Doctrine
The act of preventing an employee from reporting to work is considered dismissal, and the lack of just or authorized cause and procedural due process makes it illegal.
Facts
Constant Packaging Corporation (Constant Packaging) hired Amor et. al. as sorters, revisers, and packers on pakyaw basis. Constant packing is engaged in printing packaging materials.
Amor et al. aired their grievances via petition to Constant Packaging’s management, but they were told to leave their jobs if they were dissatisfied with the working conditions. Tensions escalated when Narag and Balanquit were prevented from entering the company premises after failing to attend the company Christmas Party.
Amor and Arambulo were also barred from entering work premises because the management did not like it when the two raised concerns about their below minimum wage, 12-hour work day, 7-day work week, non-remittance of their SSS, PhilHealth, and Pag-IBIG contributions, as well as the delay in the release of their salaries. They reported these concerns to the DOLE. When Constant Packaging received a summons from the DOLE, some of the petitioners herein were also prevented from entering the plant.
For its part, Constant Packaging claimed that the company never dismissed the petitioners, since they were allowed to work anytime on a pakyaw basis.
The Labor Arbiter ruled in favor of the workers, declaring them regular employees, and found that they were illegally dismissed. The National Labor Relations Commission (NLRC) affirmed the finding that the petitioners were regular employees, but reversed the finding of illegal dismissal. Amor, et. al. moved for reconsideration, which was denied by the NLRC. When they filed a Petition for Certiorari before the Court of Appeals, the latter dismissed the same.
Hence, the present petition.
Respondents argue that the “best evidence of dismissal is the written notice,” and if there is none, the burden is on the employee to prove the fact of dismissal. On this point, respondents assert that there could be no illegal dismissal because petitioners were not notified of their dismissal, nor were they prevented from coming to work.
ISSUE: Whether the act of barring the employees from entering the workplace is considered illegal dismissal.
Ruling
YES. When an employee is able and willing to work, evidenced by their proceeding to the company premises, and the employer arbitrarily prevents them from working for no known and valid reason, then there is illegal dismissal. Respondents’ insistence that the absence of a written notice proves that there was no dismissal is precisely the issue here. These 12 petitioners’ services were abruptly terminated without undergoing the necessary processes and without just cause. Respondents cannot put the burden on these petitioners when it is their own lack of compliance with legal requirements that makes the dismissal illegal.
The Court affirms the finding of fact by the labor arbiter that petitioners were indeed prevented by respondents’ security guard from entering the company premises and rendering work, which constitutes an overt act of dismissal.

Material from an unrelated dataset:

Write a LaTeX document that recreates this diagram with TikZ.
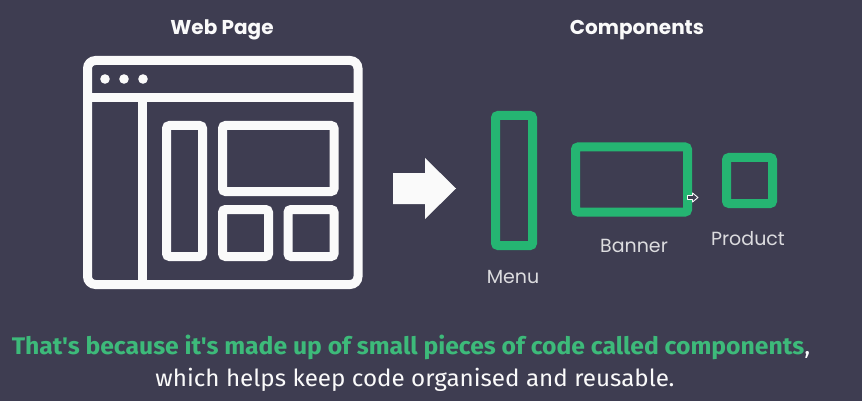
\documentclass[tikz,border=0pt]{standalone}
\usepackage{fontspec}
\setmainfont{Poppins}
\newfontfamily\capfont[FakeStretch=1.03]{Fira Sans}
\definecolor{slate}{HTML}{3E3D51}
\definecolor{leaf}{HTML}{25B572}
\definecolor{leaftext}{HTML}{3DBA7A}
\definecolor{paper}{HTML}{FAFAFA}
\definecolor{soft}{HTML}{DCDCDF}
\tikzset{
  icon/.style={draw=paper, line width=9pt, rounded corners=3pt},
  compbox/.style={draw=leaf, line width=9pt, rounded corners=2.5pt, inner sep=0pt, outer sep=0pt},
  heading/.style={font=\bfseries\fontsize{20}{22}\selectfont, text=paper, anchor=base, inner sep=0pt},
  tag/.style={font=\fontsize{19}{22}\selectfont, text=soft, anchor=base, inner sep=0pt},
  caption/.style={anchor=base, inner sep=0pt},
}
\begin{document}
\begin{tikzpicture}[x=1pt,y=-1pt]
  \fill[slate] (0,0) rectangle (862,401);
  \useasboundingbox (0,0) rectangle (862,401);

  % headings
  \node[heading] (webtitle) at (222,35) {Web Page};
  \node[heading] (comptitle) at (637,35) {Components};

  % browser window icon
  \draw[icon, rounded corners=8pt] (87.5,60.5) rectangle (358,284.5);
  \draw[draw=paper, line width=9pt] (87.5,97.5) -- (358,97.5);
  \draw[draw=paper, line width=9pt] (142.5,97.5) -- (142.5,284.5);
  \foreach \x in {105,124,143} \fill[paper] (\x,79) circle (4.8pt);
  \draw[icon] (166.5,125.5) rectangle (202.5,256.5);
  \draw[icon] (222.5,125.5) rectangle (334,191.5);
  \draw[icon] (222.5,209.5) rectangle (268.5,256.5);
  \draw[icon] (288,209.5) rectangle (334,256.5);

  % big arrow
  \fill[paper] (393,173) -- (425,173) -- (425,158) -- (456,188.5)
    -- (425,219) -- (425,204) -- (393,204) -- cycle;

  % components
  \node[compbox, minimum width=37pt, minimum height=130pt] (menu) at (514,180.5) {};
  \node[compbox, minimum width=112pt, minimum height=65pt] (banner) at (631.5,179.5) {};
  \node[compbox, minimum width=46pt, minimum height=46pt] (product) at (749.5,180.5) {};

  \node[tag] (menulabel) at (513,283) {Menu};
  \node[tag] (bannerlabel) at (634,252) {Banner};
  \node[tag] (productlabel) at (748,245) {Product};

  % pointer cursor
  \draw[paper, line width=0.9pt, fill=slate, line join=round]
    (687.5,195.5) -- (692.5,195.5) -- (692.5,193) -- (698,197.5)
    -- (692.5,202) -- (692.5,199.5) -- (687.5,199.5) -- cycle;

  % caption
  \node[caption, text=leaftext, font=\capfont\bfseries\fontsize{24}{28}\selectfont] (line1) at (411,354)
    {That's because it's made up of small pieces of code called components\textcolor{paper}{\mdseries,}};
  \node[caption, text=paper, font=\capfont\fontsize{23.5}{28}\selectfont] (line2) at (415,386.5)
    {which helps keep code organised and reusable.};
\end{tikzpicture}
\end{document}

In the Labor Arbiter’s Decision:
“x x x
Simply put, the contention of the complainants, that they were not allowed to enter the work premises of the respondents by the security guards, is possible because respondents station security guard at its gate and the security guard control entrance and exit from the company premises.
The respondent failed to convincingly argue that the complainants were not prevented by the security guards to enter the company premises.
Hence, it may be safe to conclude that the complainants were terminated from the service because they were not allowed to report for work.”
The Court finds that the 12 petitioners were ILLEGALLY DISMISSED.